Penelitian tersebut dirilis oleh The New England Journal of Medicine, Selasa (1/9/2020), dengan judul ”Hummoral Immune Response to SARS-CoV-2 in Iceland”. Peneliti mengukur antibodi dari sampel darah 30.576 orang di Islandia. Mereka dibagi menjadi tiga kelompok, yakni yang terkonfirmasi positif Covid-19, yang menjalani isolasi mandiri karena terpapar virus, dan yang tidak diketahui pernah terpapar atau tidak.
Dari 1.215 orang yang positif dan sembuh dari Covid-19, ada 91,1 persen yang membentuk antibodi terhadap virus korona jenis baru (SARS-CoV-2). Antibodi juga terbentuk pada 2,3 persen (dari 4.222 orang) yang menjalani isolasi mandiri dan 0,3 persen (dari 23.452 orang) yang riwayat paparan virusnya tidak diketahui.
”Hasil penelitian mengindikasi bahwa (jumlah) antibodi terhadap SARS-CoV-2 tidak menurun empat bulan setelah diagnosis (Covid-19). Kami memperkirakan risiko kematian karena infeksi (Covid-19) adalah 0,3 persen (di Islandia),” tulis Daniel F Gudbjartsson dan kolega pada studi tersebut.
Sebelumnya, penelitian tentang antibodi terhadap Covid-19 pernah dilakukan pula oleh King’s College London di Inggris. Hasilnya, antibodi hanya bertahan tiga bulan dalam tubuh.
Penelitian yang dipublikasi pada Juli 2020 ini melibatkan lebih dari 90 pasien dan tenaga kesehatan di dua rumah sakit, yaitu Guy’s Hospital dan St Thomas’ Hospital, London.

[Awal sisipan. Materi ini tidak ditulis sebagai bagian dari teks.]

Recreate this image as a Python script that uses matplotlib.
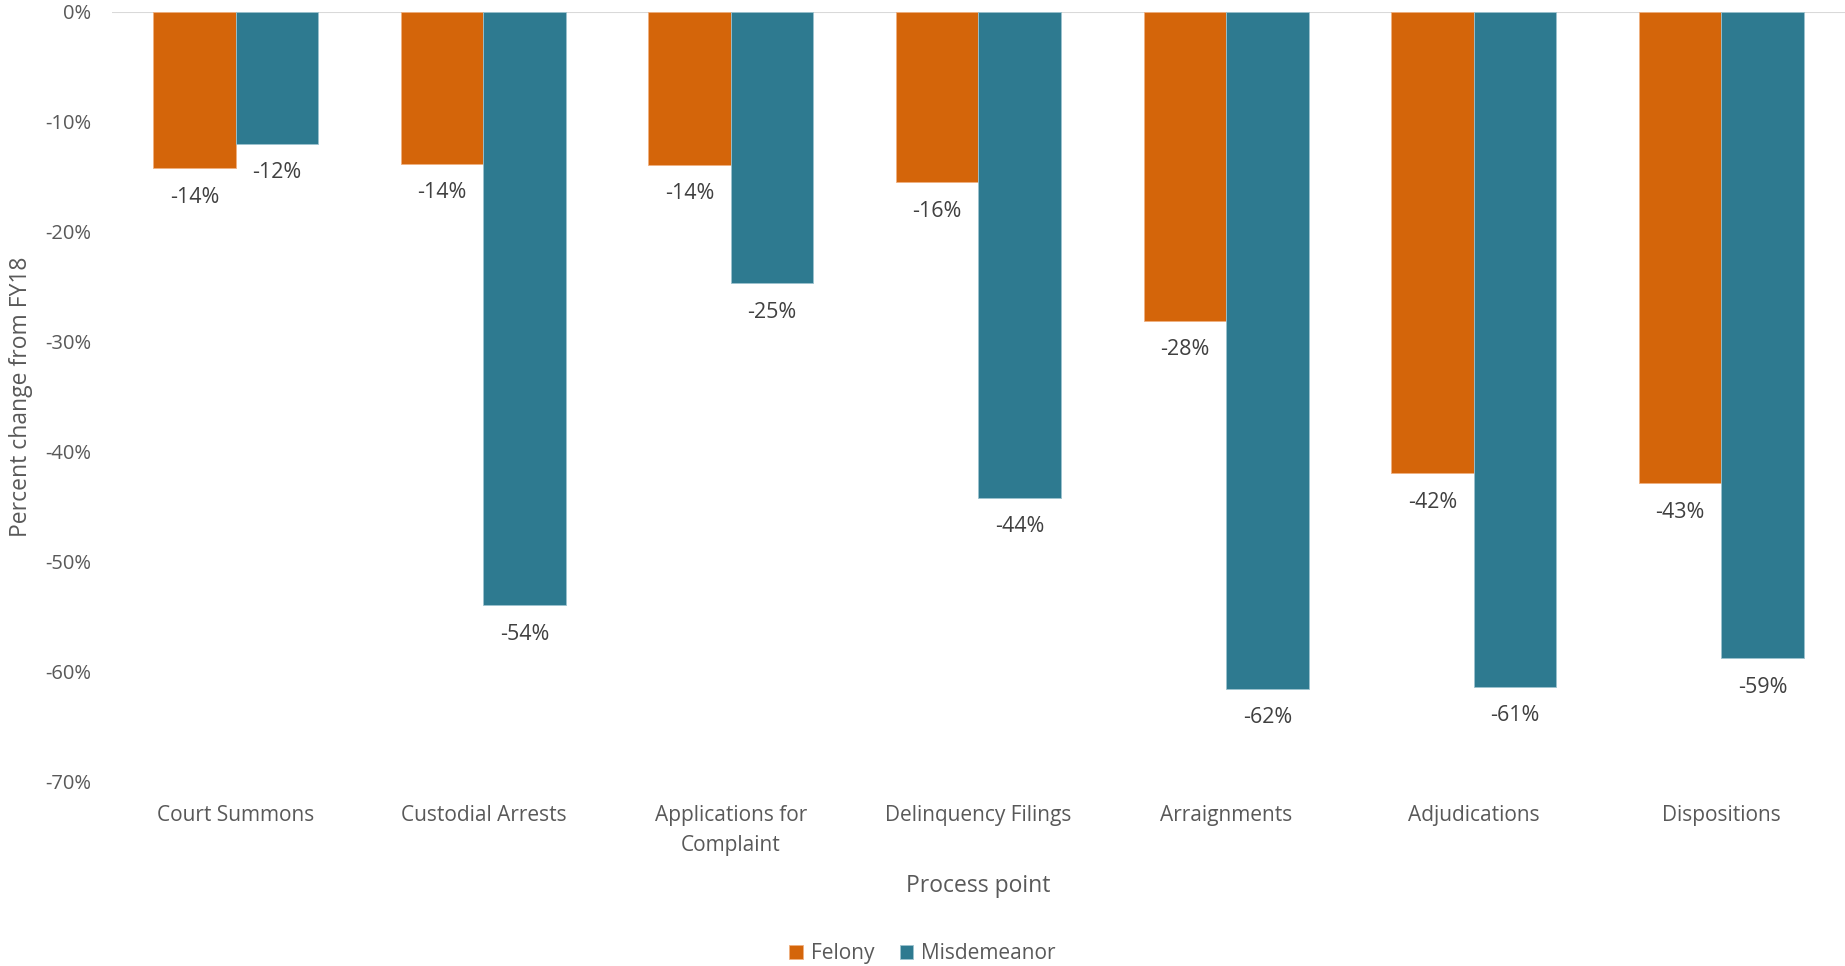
import numpy as np
import matplotlib.pyplot as plt

categories = ['Court Summons', 'Custodial Arrests', 'Applications for\nComplaint',
              'Delinquency Filings', 'Arraignments', 'Adjudications', 'Dispositions']
felony = [-14.2, -13.8, -13.9, -15.5, -28.1, -42.0, -42.9]
misdemeanor = [-12.0, -54.0, -24.7, -44.2, -61.6, -61.4, -58.8]

plt.rcParams['font.family'] = ['Open Sans', 'DejaVu Sans']
txt = '#595959'

fig = plt.figure(figsize=(18.45, 9.66), dpi=100)
ax = fig.add_axes([0.0607, 0.1915, 0.9393, 0.7961])

x = np.arange(len(categories))
width = 1 / 3
b1 = ax.bar(x - width / 2, felony, width=width, color='#D4650A', edgecolor='#F0B080',
            linewidth=0.6, label='Felony')
b2 = ax.bar(x + width / 2, misdemeanor, width=width, color='#2E7A90', edgecolor='#9CC3CF',
            linewidth=0.6, label='Misdemeanor')

for bars, vals in [(b1, felony), (b2, misdemeanor)]:
    for rect, v in zip(bars, vals):
        ax.annotate(f'{v:.0f}%', (rect.get_x() + rect.get_width() / 2, v),
                    xytext=(0, -21), textcoords='offset points', ha='center', va='center',
                    fontsize=15.5, color='#404040')

ax.set_xlim(-0.5, len(categories) - 0.5)
ax.set_ylim(-70, 0)
ax.set_yticks(np.arange(-70, 1, 10))
ax.set_yticklabels([f'{t}%' for t in np.arange(-70, 1, 10)])
ax.set_xticks(x)
ax.set_xticklabels(categories, linespacing=1.6)
ax.tick_params(axis='y', length=0, pad=15, labelsize=14.5, labelcolor=txt)
ax.tick_params(axis='x', length=0, pad=17, labelsize=15, labelcolor=txt)
for s in ax.spines.values():
    s.set_visible(False)
ax.axhline(0, color='#D9D9D9', linewidth=1.5, zorder=0)

ax.set_xlabel('Process point', fontsize=16.5, color=txt, labelpad=13)
ax.set_ylabel('Percent change from FY18', fontsize=16.5, color=txt, labelpad=9)

fig.legend(loc='center', bbox_to_anchor=(0.5, 0.013), ncol=2, frameon=False, fontsize=15,
           labelcolor=txt, handlelength=0.65, handleheight=0.65, handletextpad=0.4,
           columnspacing=1.2)

fig.savefig('out.png', dpi=100)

Hasil tes darah menunjukkan bahwa 60 persen partisipan mampu membangun jumlah antibodi yang memadai untuk melawan SARS-CoV-2. Hanya 17 persen partisipan yang jumlah antibodinya tetap setelah tiga bulan.
”Orang-orang menghasilkan antibodi yang memadai untuk merespons virus, tetapi jumlah antibodi itu akan menurun dalam jangka waktu yang pendek,” kata ketua studi di King’s College London, Katie Doores, kepada The Guardian.

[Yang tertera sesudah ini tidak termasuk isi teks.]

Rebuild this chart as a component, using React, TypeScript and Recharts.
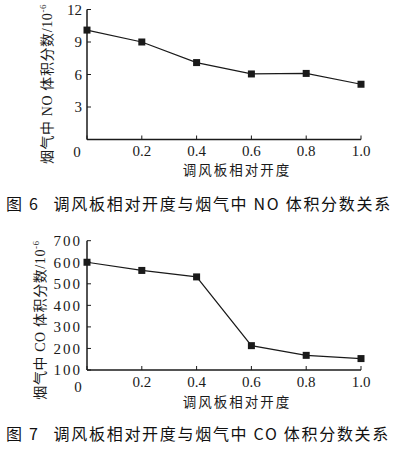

Chongqing Medical University di China juga menerbitkan hasil studi tentang antibodi Covid-19. Hasilnya, antbodi bisa bertahan di tubuh 2-3 bulan pascainfeksi Covid-19. Hal ini utamanya berlaku untuk pasien Covid-19 yang tidak bergejala atau asimtomatik.
Di sisi lain, David Ho dan kolega, peneliti dari Fakultas Kedokteran dan Bedah Vagelos, Universitas Columbia, New York, menyatakan telah mengidentifikasi antibodi yang mampu menghambat infeksi SARS-CoV-2 terhadap sel. Mereka menemukan 19 antibodi yang berpotensi mencegah infeksi pada penelitian di laboratorium (in vitro).

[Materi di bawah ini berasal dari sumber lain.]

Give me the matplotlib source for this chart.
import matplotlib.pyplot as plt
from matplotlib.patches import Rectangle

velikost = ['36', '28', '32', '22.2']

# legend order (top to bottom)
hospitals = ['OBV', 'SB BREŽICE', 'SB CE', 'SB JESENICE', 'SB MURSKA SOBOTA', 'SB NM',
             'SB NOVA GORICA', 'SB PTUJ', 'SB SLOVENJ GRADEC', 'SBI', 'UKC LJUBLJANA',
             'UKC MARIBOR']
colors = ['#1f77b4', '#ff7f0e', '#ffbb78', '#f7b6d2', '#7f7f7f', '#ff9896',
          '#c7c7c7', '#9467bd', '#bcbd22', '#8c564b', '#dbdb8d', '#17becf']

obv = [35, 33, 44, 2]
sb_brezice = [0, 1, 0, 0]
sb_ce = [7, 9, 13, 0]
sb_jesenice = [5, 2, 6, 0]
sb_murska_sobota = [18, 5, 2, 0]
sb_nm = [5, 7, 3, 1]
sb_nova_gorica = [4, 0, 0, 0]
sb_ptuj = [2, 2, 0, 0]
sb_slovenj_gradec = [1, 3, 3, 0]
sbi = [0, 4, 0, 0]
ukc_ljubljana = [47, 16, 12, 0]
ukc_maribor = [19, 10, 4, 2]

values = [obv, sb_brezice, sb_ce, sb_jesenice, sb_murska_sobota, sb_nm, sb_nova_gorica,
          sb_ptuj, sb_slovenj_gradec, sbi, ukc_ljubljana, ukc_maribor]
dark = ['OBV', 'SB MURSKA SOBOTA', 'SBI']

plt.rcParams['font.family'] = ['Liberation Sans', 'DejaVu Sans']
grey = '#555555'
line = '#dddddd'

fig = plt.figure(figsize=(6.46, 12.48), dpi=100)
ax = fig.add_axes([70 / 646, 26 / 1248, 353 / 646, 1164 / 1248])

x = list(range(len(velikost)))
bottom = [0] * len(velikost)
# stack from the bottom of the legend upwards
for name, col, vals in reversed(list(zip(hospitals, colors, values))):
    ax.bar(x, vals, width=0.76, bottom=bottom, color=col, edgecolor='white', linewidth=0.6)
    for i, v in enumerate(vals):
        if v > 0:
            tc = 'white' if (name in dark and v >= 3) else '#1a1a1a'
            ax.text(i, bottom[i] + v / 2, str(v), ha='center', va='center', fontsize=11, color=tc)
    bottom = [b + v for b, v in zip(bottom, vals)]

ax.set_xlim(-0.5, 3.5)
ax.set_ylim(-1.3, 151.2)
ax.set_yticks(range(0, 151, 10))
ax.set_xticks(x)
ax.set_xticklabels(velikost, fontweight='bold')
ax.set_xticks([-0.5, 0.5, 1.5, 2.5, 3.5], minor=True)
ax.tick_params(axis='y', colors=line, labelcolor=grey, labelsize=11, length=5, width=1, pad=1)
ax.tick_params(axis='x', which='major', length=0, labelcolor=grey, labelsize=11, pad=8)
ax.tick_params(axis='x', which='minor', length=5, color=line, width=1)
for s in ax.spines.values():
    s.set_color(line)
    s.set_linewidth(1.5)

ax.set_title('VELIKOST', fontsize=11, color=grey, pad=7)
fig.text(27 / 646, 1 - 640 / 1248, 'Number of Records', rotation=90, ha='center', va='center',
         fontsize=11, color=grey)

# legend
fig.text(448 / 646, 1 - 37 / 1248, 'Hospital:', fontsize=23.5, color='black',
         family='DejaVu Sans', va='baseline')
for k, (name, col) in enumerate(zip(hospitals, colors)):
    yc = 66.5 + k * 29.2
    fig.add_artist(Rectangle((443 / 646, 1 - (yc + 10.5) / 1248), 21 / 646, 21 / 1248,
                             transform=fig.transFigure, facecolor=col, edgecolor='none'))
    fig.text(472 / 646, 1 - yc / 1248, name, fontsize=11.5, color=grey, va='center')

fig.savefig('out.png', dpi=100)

Antibodi itu menempel pada berbagai lokasi protein paku SARS-CoV-3, yaitu protein yang mengikat reseptor pada sel inang. Dengan demikian, virus sulit menempel ke sel target ataupun bermutasi (Kompas.id, 25/7/2020).
Kendati ada antibodi, pasien yang sembuh dari Covid-19 tidak bebas dari ancaman reinfeksi. Kasus reinfeksi terjadi beberapa kali di beberapa negara. Pada Agustus 2020, seorang warga Hong Kong terdeteksi Covid-19 setelah pergi ke Eropa. Padahal, pada Maret 2020 ia sembuh dari Covid-19 setelah dirawat selama dua minggu (Kompas.id, 25/8/2020). Kasus infeksi ulang juga ditemukan di Belanda dan Belgia pada Agutsus 2020.
Terapi antibodi
Sejumlah pihak berencana menguji pengobatan Covid-19 dengan terapi antibodi dalam waktu dekat. Perusahaan obat yang berbasis di China, BeiGene Ltd, bekerja sama dengan Singlomics Biopharmaceuticals Co Ltd untuk mengembangkan, memproduksi, dan menjual antibodi anti-Covid-19 untuk luar China.
Untuk itu, mereka akan melakukan studi tahap awal terhadap manusia pada September 2020. Mengutip Reuters, uji coba akan melibatkan 30 orang sehat di Australia. Sementara uji coba untuk pasien Covid-19 ringan hingga sedang direncanakan mulai pada awal Oktober.
Terapi antibodi menggunakan antibodi yang dihasilkan pasien yang terinfeksi Covid-19. Terapi ini berbeda dengan vaksin. Vaksin bertujuan untuk membangun sistem imunitas terhadap suatu penyakit, sementara terapi antibodi untuk mengobati penyakit.